Chelsea have long struggled to find support from neutrals – our former editor is an exception – but signing Kante must surely have helped. After all, nobody would wish anything but good things upon the France midfielder.
Here are just some of the reasons why it’s impossible not to love Kante.
He used to pick up rubbish
Born to Malian immigrants in Paris, Kante used to help his father collect rubbish from the streets as a child, walking for miles around the suburbs in the east of the city looking for valuable waste.
Even as a youngster, he showed a work rate that would go on to serve him well in his football career…
He did not have it easy
Having started his football career with JS Suresnes, an amateur club in the west of Paris, Kante did not get picked up by a professional club, Boulogne, until he was 19.
He made his debut on the final day of the Ligue 2 season in 2012 before making his breakthrough in the third tier the following season and then spending two years at Caen, helping them to promotion and then survival in Ligue 1.
He got his dream move to England with Leicester City in 2015 as a 24-year-old but lost none of his humility and remained in touch with his old JS Suresnes coach, Pierre Ville.

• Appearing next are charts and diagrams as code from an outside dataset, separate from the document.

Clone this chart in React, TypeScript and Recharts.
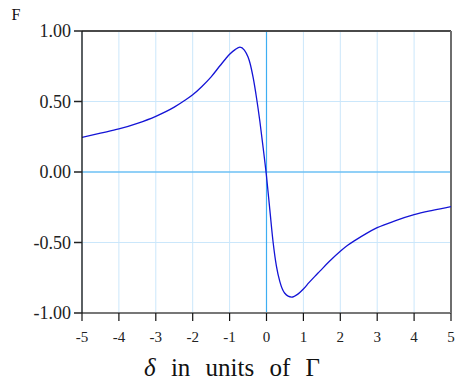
import React from "react";
import {
  LineChart,
  Line,
  XAxis,
  YAxis,
  CartesianGrid,
  ReferenceLine,
  Label,
} from "recharts";

const deltaValues = [
  -5, -4.5, -4, -3.5, -3, -2.5, -2.2, -2, -1.75, -1.5, -1.25, -1.1, -1, -0.85,
  -0.72, -0.6, -0.5, -0.45, -0.36, -0.27, -0.18, -0.09, 0, 0.09, 0.18, 0.27,
  0.36, 0.49, 0.68, 0.85, 1.0, 1.15, 1.31, 1.44, 1.7, 2, 2.2, 2.4, 2.7, 3, 3.5,
  4, 4.5, 5,
];
const forceValues = [
  0.245, 0.275, 0.305, 0.345, 0.395, 0.46, 0.51, 0.548, 0.607, 0.675, 0.757,
  0.805, 0.835, 0.868, 0.885, 0.865, 0.815, 0.775, 0.667, 0.525, 0.36, 0.17,
  -0.03, -0.267, -0.5, -0.67, -0.776, -0.858, -0.887, -0.866, -0.83, -0.785,
  -0.74, -0.705, -0.635, -0.562, -0.52, -0.485, -0.437, -0.395, -0.345, -0.303,
  -0.272, -0.245,
];
const xTicks = [-5, -4, -3, -2, -1, 0, 1, 2, 3, 4, 5];
const yTicks = [-1, -0.5, 0, 0.5, 1];

const data = deltaValues.map((d, i) => ({ delta: d, force: forceValues[i] }));

const FONT = "'Liberation Serif', 'Times New Roman', Tinos, 'DejaVu Serif', serif";

const XLabel = (props: any) => {
  const vb = props.viewBox || {};
  const cx = vb.x + vb.width / 2 - 34.5;
  return (
    <text
      x={cx}
      y={376}
      textAnchor="middle"
      fontFamily={FONT}
      fontSize={25}
      style={{ wordSpacing: 9 }}
      fill="#111"
    >
      <tspan fontStyle="italic">δ</tspan> in units of Γ
    </text>
  );
};

const YLabel = (props: any) => {
  const vb = props.viewBox || {};
  return (
    <text x={vb.x + 11.5} y={vb.y - 11.5} fontFamily={FONT} fontSize={16} fill="#111">
      F
    </text>
  );
};

export default function App() {
  return (
    <div
      style={{
        position: "absolute",
        left: 0,
        top: 0,
        width: 456,
        height: 383,
      }}
    >
      <LineChart
        width={456}
        height={383}
        data={data}
        margin={{ top: 31, right: 5, bottom: 0, left: 0 }}
      >
        <CartesianGrid stroke="#cbe7fb" strokeWidth={1} />
        <ReferenceLine x={0} stroke="#3eaef2" strokeWidth={1.2} />
        <ReferenceLine y={0} stroke="#3eaef2" strokeWidth={1.2} />
        <ReferenceLine y={1} stroke="#4a4a4a" strokeWidth={2} />
        <ReferenceLine x={5} stroke="#6e6e6e" strokeWidth={2} />
        <XAxis
          dataKey="delta"
          type="number"
          domain={[-5, 5]}
          ticks={xTicks}
          allowDataOverflow
          height={70}
          stroke="#777"
          strokeWidth={2}
          tickSize={8}
          tickMargin={10}
          tickLine={{ stroke: "#111", strokeWidth: 1.2 }}
          tick={{ fill: "#222", fontSize: 15, fontFamily: FONT }}
          interval={0}
        >
          <Label content={XLabel} />
        </XAxis>
        <YAxis
          type="number"
          domain={[-1, 1]}
          ticks={yTicks}
          allowDataOverflow
          width={82}
          stroke="#111"
          strokeWidth={1.3}
          tickSize={8}
          tickMargin={3}
          tickLine={{ stroke: "#222", strokeWidth: 1.5 }}
          tick={{ fill: "#222", fontSize: 18, fontFamily: FONT }}
          tickFormatter={(v: number) => v.toFixed(2)}
          interval={0}
        >
          <Label content={YLabel} />
        </YAxis>
        <Line
          type="monotone"
          dataKey="force"
          stroke="#1414d6"
          strokeWidth={1.3}
          dot={false}
          isAnimationActive={false}
        />
      </LineChart>
    </div>
  );
}
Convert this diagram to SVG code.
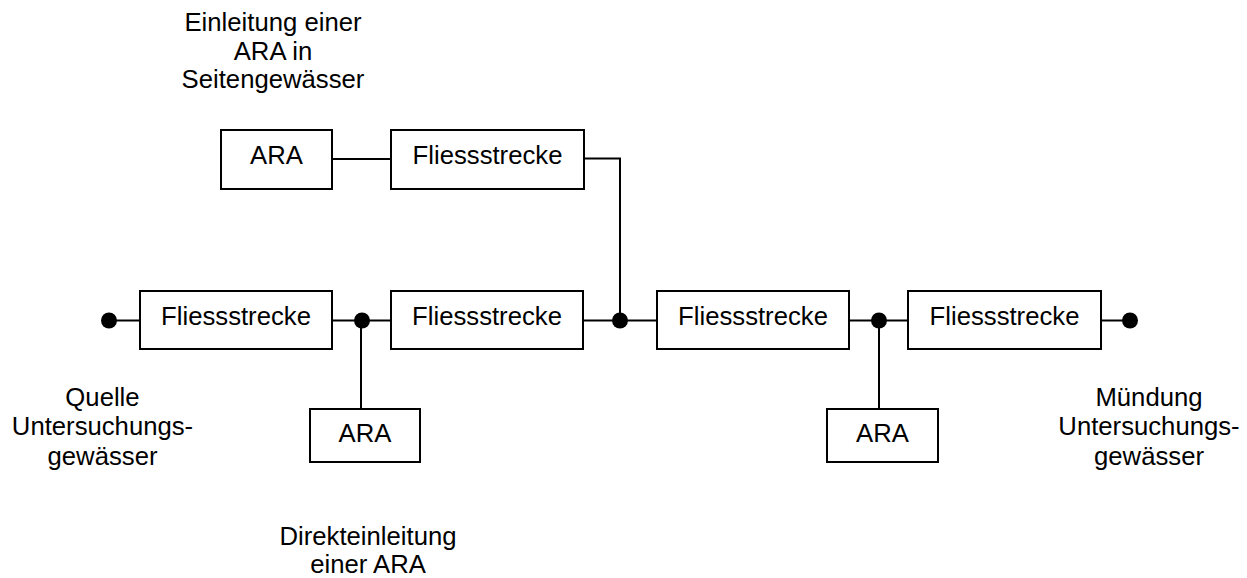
<svg xmlns="http://www.w3.org/2000/svg" width="1247" height="578" viewBox="0 0 1247 578">
<style>
.box{fill:#fff;stroke:#000;stroke-width:2}
.ln{fill:none;stroke:#000;stroke-width:2}
.dot{fill:#000}
text{font-family:"Liberation Sans",Arial,sans-serif;font-size:25.7px;fill:#000;text-anchor:middle}
</style>
<rect width="1247" height="578" fill="#fff"/>
<g id="connectors">
<line class="ln" x1="109" y1="320.5" x2="140" y2="320.5"/>
<line class="ln" x1="332" y1="320.5" x2="391" y2="320.5"/>
<line class="ln" x1="583" y1="320.5" x2="657" y2="320.5"/>
<line class="ln" x1="849" y1="320.5" x2="908" y2="320.5"/>
<line class="ln" x1="1101" y1="320.5" x2="1130" y2="320.5"/>
<line class="ln" x1="361" y1="320.5" x2="361" y2="409"/>
<line class="ln" x1="879" y1="320.5" x2="879" y2="409"/>
<polyline class="ln" points="584,158.5 620,158.5 620,320.5"/>
<line class="ln" x1="332" y1="159" x2="391" y2="159"/>
<circle class="dot" cx="109" cy="320.5" r="8"/>
<circle class="dot" cx="362" cy="320.5" r="8"/>
<circle class="dot" cx="620" cy="320.5" r="8"/>
<circle class="dot" cx="879" cy="320.5" r="8"/>
<circle class="dot" cx="1130" cy="320.5" r="8"/>
</g>
<g id="ara_top"><rect class="box" x="221" y="130" width="111" height="59"/><text x="276.5" y="164">ARA</text></g>
<g id="fs_top"><rect class="box" x="391" y="130" width="193" height="59"/><text x="487.5" y="164">Fliessstrecke</text></g>
<g id="fs1"><rect class="box" x="140" y="291" width="192" height="58"/><text x="236" y="325">Fliessstrecke</text></g>
<g id="fs2"><rect class="box" x="391" y="291" width="192" height="58"/><text x="487" y="325">Fliessstrecke</text></g>
<g id="fs3"><rect class="box" x="657" y="291" width="192" height="58"/><text x="753" y="325">Fliessstrecke</text></g>
<g id="fs4"><rect class="box" x="908" y="291" width="193" height="58"/><text x="1004.5" y="325">Fliessstrecke</text></g>
<g id="ara1"><rect class="box" x="310" y="409" width="110" height="53"/><text x="365" y="442">ARA</text></g>
<g id="ara2"><rect class="box" x="827" y="409" width="111" height="53"/><text x="882.5" y="442">ARA</text></g>
<g id="label_top"><text x="273" y="31">Einleitung einer</text><text x="273" y="59.5">ARA in</text><text x="273" y="88">Seitengewässer</text></g>
<g id="label_quelle"><text x="102.5" y="405.5">Quelle</text><text x="102.5" y="435">Untersuchungs-</text><text x="102.5" y="464.5">gewässer</text></g>
<g id="label_muendung"><text x="1149" y="405.5">Mündung</text><text x="1149" y="435">Untersuchungs-</text><text x="1149" y="464.5">gewässer</text></g>
<g id="label_direkt"><text x="368" y="545">Direkteinleitung</text><text x="368" y="573">einer ARA</text></g>
</svg>
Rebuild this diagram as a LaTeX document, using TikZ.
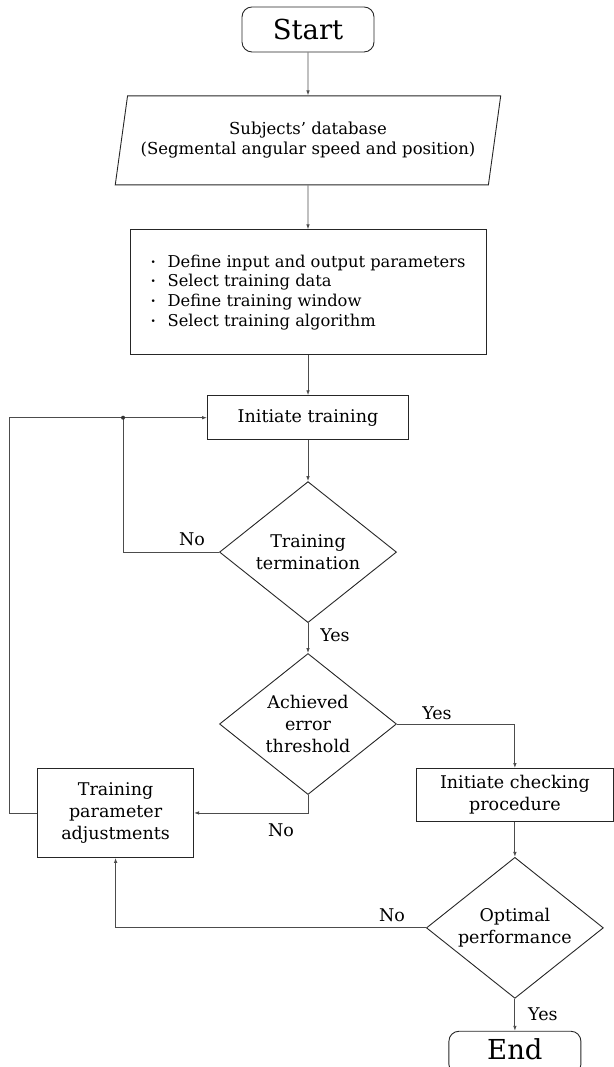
\documentclass[tikz,border=0pt]{standalone}
\usepackage{fontspec}
\setmainfont{DejaVu Serif}
\usetikzlibrary{arrows.meta, positioning, shapes.geometric}

\newcommand{\itm}{\makebox[17pt][l]{\raisebox{2pt}{\fontsize{9}{9}\selectfont\textbullet}}}

\begin{document}
\begin{tikzpicture}[
    x=1pt, y=1pt, >={Latex[length=5pt,width=3.6pt]},
    font=\fontsize{17.5}{22}\selectfont,
    termbox/.style={draw=black!85, line width=0.9pt, rounded corners=10pt,
                    minimum width=132pt, minimum height=45pt, inner sep=0pt,
                    font=\fontsize{27.5}{30}\selectfont},
    procbox/.style={draw=black!85, line width=0.9pt, align=center, inner sep=0pt},
    iobox/.style={draw=black!85, line width=0.9pt, trapezium,
                  trapezium left angle=72.5, trapezium right angle=107.5,
                  trapezium stretches=true, minimum width=386pt,
                  minimum height=89pt, align=center, inner sep=0pt,
                  font=\fontsize{16.5}{20}\selectfont},
    decision/.style={draw=black!85, line width=0.9pt, diamond, aspect=1.26,
                     minimum width=177pt, minimum height=141pt, inner sep=0pt,
                     align=center},
    conn/.style={draw=black!70, line width=0.9pt},
    lbl/.style={inner sep=0pt}
  ]
  \useasboundingbox (0,0) rectangle (613,1067);

  % main column
  \node[termbox] (start) at (308,1037.5) {Start};
  \node[iobox, below=43pt of start] (subjdb)
    {Subjects' database\\(Segmental angular speed and position)};
  \node[procbox, minimum width=356pt, minimum height=125pt, below=44pt of subjdb,
        align=left, font=\fontsize{16.3}{19.7}\selectfont] (setup)
    {\itm Define input and output parameters\\
     \itm Select training data\\
     \itm Define training window\\
     \itm Select training algorithm};
  \node[procbox, minimum width=201pt, minimum height=44pt,
        below=40pt of setup] (inittrain) {Initiate training};
  \node[decision, below=41pt of inittrain] (termchk) {Training\\termination};
  \node[decision, below=30pt of termchk] (errchk) {Achieved\\error\\threshold};

  % side branches
  \node[procbox, minimum width=156pt, minimum height=89pt,
        below left=44pt and 25pt of errchk.west] (adjust)
    {Training\\parameter\\adjustments};
  \node[procbox, minimum width=197pt, minimum height=53pt,
        below right=44pt and 19pt of errchk.east] (checking)
    {Initiate checking\\procedure};
  \node[decision, below=35pt of checking] (optchk) {Optimal\\performance};
  \node[termbox, minimum height=43pt, text depth=8pt,
        below=32pt of optchk] (stop) {End};

  % loop points
  \coordinate[left=84pt of inittrain.west] (loopjoin);
  \coordinate[left=28pt of adjust.west] (outerleft);

  \draw[conn,->] (start) -- (subjdb);
  \draw[conn,->] (subjdb) -- (setup);
  \draw[conn,->] (setup) -- (inittrain);
  \draw[conn,->] (inittrain) -- (termchk);
  \draw[conn,->] (termchk) -- (errchk);
  \draw[conn,->] (errchk.east) -| (checking.north);
  \draw[conn,->] (errchk.south) |- (adjust.east);
  \draw[conn,->] (checking) -- (optchk);
  \draw[conn,->] (optchk.west) -| (adjust.south);
  \draw[conn,->] (optchk) -- (stop);
  \draw[conn] (termchk.west) -| (loopjoin);
  \draw[conn,->] (loopjoin) -- (inittrain.west);
  \draw[conn] (adjust.west) -- (outerleft) |- (loopjoin);
  \fill[black!80] (loopjoin) circle (2pt);

  % branch labels
  \node[lbl] (noterm) at ([shift={(-27,13)}]termchk.west) {No};
  \node[lbl] (yesterm) at ([shift={(27,-12)}]termchk.south) {Yes};
  \node[lbl] (yeserr) at ([shift={(40,11)}]errchk.east) {Yes};
  \node[lbl] (noerr) at ([shift={(-27,-35)}]errchk.south) {No};
  \node[lbl] (noopt) at ([shift={(-34,13)}]optchk.west) {No};
  \node[lbl] (yesopt) at ([shift={(28,-15)}]optchk.south) {Yes};
\end{tikzpicture}
\end{document}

Ville told Goal of the midfielder: “He never said no, and he did not speak much.
“When he was given instructions, he would say ‘yes’, then he would leave, but he understood things very quickly. His behaviour makes the people around him take him as a little brother.”
He wanted to run to training
When Kante joined Leicester, he treated himself to a second-hand Mini Cooper. But he did not even initially believe he needed a car at all.
According to The Guardian’s Daniel Taylor, ‘Kante reckoned it was possible to run into training every day and had to be persuaded that it wasn’t usually done that way in the Premier League.’
Previously, Kante had often travelled to training in France on a push scooter with a backpack.
He kept his Mini Cooper
Kante, of course, left Leicester for Chelsea after just one year, earning a dramatic wage rise in the process. But he saw no need to upgrade his car.
In fact, after he was involved in a crash in it on his way to Stamford Bridge ahead of Chelsea’s League Cup tie against Arsenal in January 2018, Kante drove it to training two days later – with the wing mirror held on by gaffer tape and the front wheel arch still missing.